Stated task - Begin at the first line of the data and copy each line through the one containing "const yStep = 5;", that line included, with no pictures.

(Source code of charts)

□ □ □ □ □ □ □

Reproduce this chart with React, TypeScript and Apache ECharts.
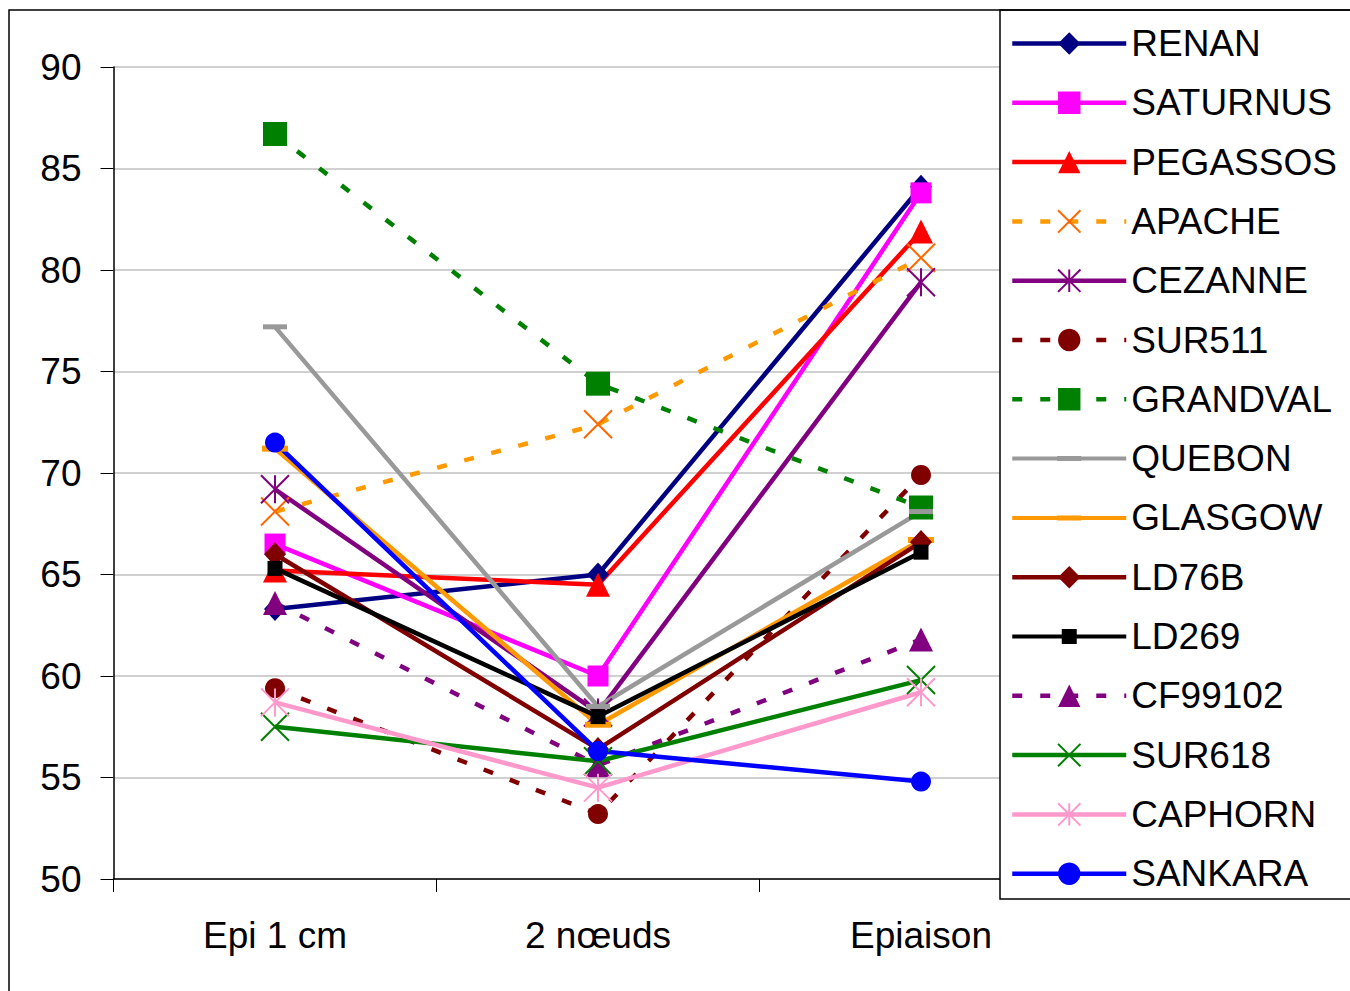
import React, { useEffect, useRef } from 'react';
import * as echarts from 'echarts';

const categories = ['Epi 1 cm', '2 nœuds', 'Epiaison'];
const yMin = 50;
const yMax = 90;
const yStep = 5;

const RENAN = [63.3, 65.0, 84.1];
const SATURNUS = [66.5, 60.0, 83.8];
const PEGASSOS = [65.2, 64.5, 81.9];
const APACHE = [68.1, 72.4, 80.6];
const CEZANNE = [69.2, 58.2, 79.4];
const SUR511 = [59.4, 53.2, 69.9];
const GRANDVAL = [86.7, 74.4, 68.3];
const QUEBON = [77.2, 58.5, 68.1];
const GLASGOW = [71.2, 57.6, 66.7];
const LD76B = [66.0, 56.4, 66.6];
const LD269 = [65.3, 58.0, 66.1];
const CF99102 = [63.6, 55.6, 61.8];
const SUR618 = [57.5, 55.8, 59.8];
const CAPHORN = [58.7, 54.5, 59.2];
const SANKARA = [71.5, 56.3, 54.8];

const X_PATH = 'path://M0,0L10,10M10,0L0,10';
const STAR_PATH = 'path://M0,0L10,10M10,0L0,10M5,0L5,10';
const DASH_PATH = 'path://M0,0L24,0L24,5L0,5Z';
// legend icons: full line with a centred marker
const DASH_ICON = 'path://M0,0.5H114V4.5H0Z M45,0H69V5H45Z';
const SMALLSQ_ICON = 'path://M0,5.5H114V9.5H0Z M49.5,0H64.5V15H49.5Z';

type Sty = {
  name: string;
  data: number[];
  line: string;
  mark: string;
  dashed: boolean;
  symbol: string;
  size: number | number[];
  stroke?: boolean;
  icon?: string;
};

const seriesStyles: Sty[] = [
  { name: 'RENAN', data: RENAN, line: '#000080', mark: '#000080', dashed: false, symbol: 'diamond', size: [22, 24] },
  { name: 'SATURNUS', data: SATURNUS, line: '#FF00FF', mark: '#FF00FF', dashed: false, symbol: 'rect', size: 21 },
  { name: 'PEGASSOS', data: PEGASSOS, line: '#FF0000', mark: '#FF0000', dashed: false, symbol: 'triangle', size: 24 },
  { name: 'APACHE', data: APACHE, line: '#FF9900', mark: '#FF6600', dashed: true, symbol: X_PATH, size: 28, stroke: true },
  { name: 'CEZANNE', data: CEZANNE, line: '#800080', mark: '#800080', dashed: false, symbol: STAR_PATH, size: 28, stroke: true },
  { name: 'SUR511', data: SUR511, line: '#800000', mark: '#800000', dashed: true, symbol: 'circle', size: 20 },
  { name: 'GRANDVAL', data: GRANDVAL, line: '#008000', mark: '#008000', dashed: true, symbol: 'rect', size: 24 },
  { name: 'QUEBON', data: QUEBON, line: '#999999', mark: '#999999', dashed: false, symbol: DASH_PATH, size: [24, 5], icon: DASH_ICON },
  { name: 'GLASGOW', data: GLASGOW, line: '#FF9900', mark: '#FF9900', dashed: false, symbol: DASH_PATH, size: [26, 6], icon: DASH_ICON },
  { name: 'LD76B', data: LD76B, line: '#800000', mark: '#800000', dashed: false, symbol: 'diamond', size: [22, 24] },
  { name: 'LD269', data: LD269, line: '#000000', mark: '#000000', dashed: false, symbol: 'rect', size: 15, icon: SMALLSQ_ICON },
  { name: 'CF99102', data: CF99102, line: '#800080', mark: '#800080', dashed: true, symbol: 'triangle', size: 24 },
  { name: 'SUR618', data: SUR618, line: '#008000', mark: '#008000', dashed: false, symbol: X_PATH, size: 28, stroke: true },
  { name: 'CAPHORN', data: CAPHORN, line: '#FF99CC', mark: '#FF99CC', dashed: false, symbol: STAR_PATH, size: 28, stroke: true },
  { name: 'SANKARA', data: SANKARA, line: '#0000FF', mark: '#0000FF', dashed: false, symbol: 'circle', size: 20 },
];

const FONT = '"Liberation Sans", Arial, sans-serif';

export default function App() {
  const ref = useRef<HTMLDivElement>(null);
  useEffect(() => {
    if (!ref.current) return;
    const chart = echarts.init(ref.current, undefined, { renderer: 'svg' });
    const series = seriesStyles.map((s) => ({
      name: s.name,
      type: 'line',
      data: s.data,
      symbol: s.symbol,
      symbolSize: s.size,
      showAllSymbol: true,
      lineStyle: { color: s.line, width: 4.5, type: s.dashed ? [10, 18] : 'solid' },
      itemStyle: s.stroke
        ? { color: s.mark, borderColor: s.mark, borderWidth: 2 }
        : { color: s.mark, borderColor: s.mark, borderWidth: 0 },
      emphasis: { disabled: true },
      z: 2,
    }));
    chart.setOption({
      animation: false,
      backgroundColor: '#ffffff',
      textStyle: { fontFamily: FONT },
      grid: { left: 113.5, top: 67, right: 267.5, bottom: 112, containLabel: false, outerBoundsMode: 'none' },
      xAxis: {
        type: 'category',
        data: categories,
        boundaryGap: true,
        axisLine: { lineStyle: { color: '#000000', width: 1.5 } },
        axisTick: { show: true, length: 13, lineStyle: { color: '#000000', width: 1 } },
        axisLabel: { fontSize: 37, color: '#000000', margin: 38, fontFamily: FONT },
        splitLine: { show: false },
      },
      yAxis: {
        type: 'value',
        min: yMin,
        max: yMax,
        interval: yStep,
        axisLine: { show: true, lineStyle: { color: '#000000', width: 1.5 } },
        axisTick: { show: true, length: 13, lineStyle: { color: '#000000', width: 1 } },
        axisLabel: { fontSize: 37, color: '#000000', margin: 32, fontFamily: FONT },
        splitLine: { show: true, lineStyle: { color: '#C0C0C0', width: 1.5 } },
      },
      legend: {
        show: true,
        orient: 'vertical',
        left: 1010,
        top: 25,
        padding: 0,
        itemWidth: 114,
        itemHeight: 28,
        itemGap: 22.3,
        z: 200,
        selectedMode: false,
        symbolKeepAspect: true,
        textStyle: { fontSize: 37, color: '#000000', fontFamily: FONT, lineHeight: 36 },
        itemStyle: { borderWidth: 'inherit' },
        lineStyle: { width: 'inherit' },
        data: seriesStyles.map((s) => (s.icon ? { name: s.name, icon: s.icon } : { name: s.name })),
      },
      graphic: {
        elements: [
          {
            type: 'rect',
            z: 100,
            shape: { x: 1000, y: 10, width: 400, height: 889 },
            style: { fill: '#ffffff', stroke: '#000000', lineWidth: 1.5 },
            silent: true,
          },
          {
            type: 'rect',
            z: 150,
            shape: { x: 9, y: 10, width: 1400, height: 1000 },
            style: { fill: 'none', stroke: '#000000', lineWidth: 1.5 },
            silent: true,
          },
        ],
      },
      series,
    });
    return () => chart.dispose();
  }, []);
  return (
    <div
      ref={ref}
      style={{ position: 'fixed', left: 0, top: 0, width: 1350, height: 991, background: '#fff' }}
    />
  );
}
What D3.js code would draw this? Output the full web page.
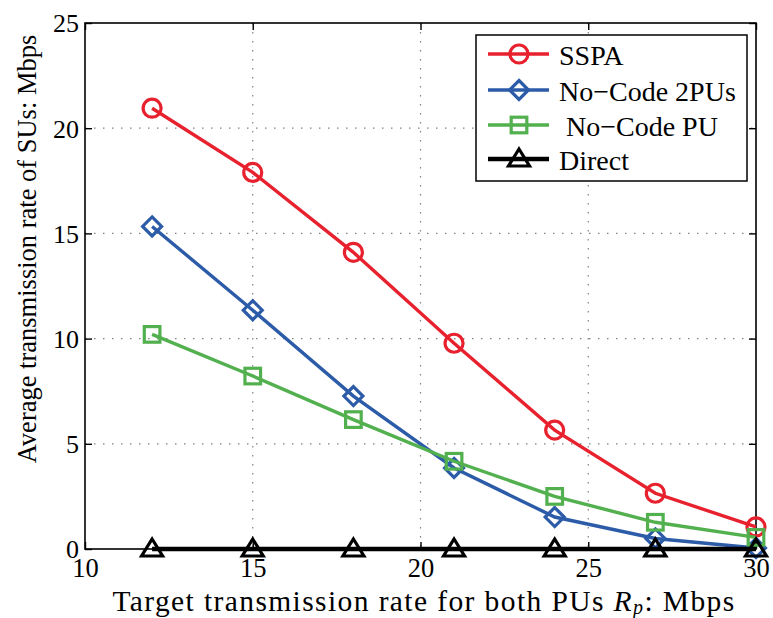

□ □ □ □ □ □ □

Full solution -
Reproduce this chart with React, TypeScript and Apache ECharts.
import React, { useEffect, useRef } from 'react';
import * as echarts from 'echarts';

const categories = ['Epi 1 cm', '2 nœuds', 'Epiaison'];
const yMin = 50;
const yMax = 90;
const yStep = 5;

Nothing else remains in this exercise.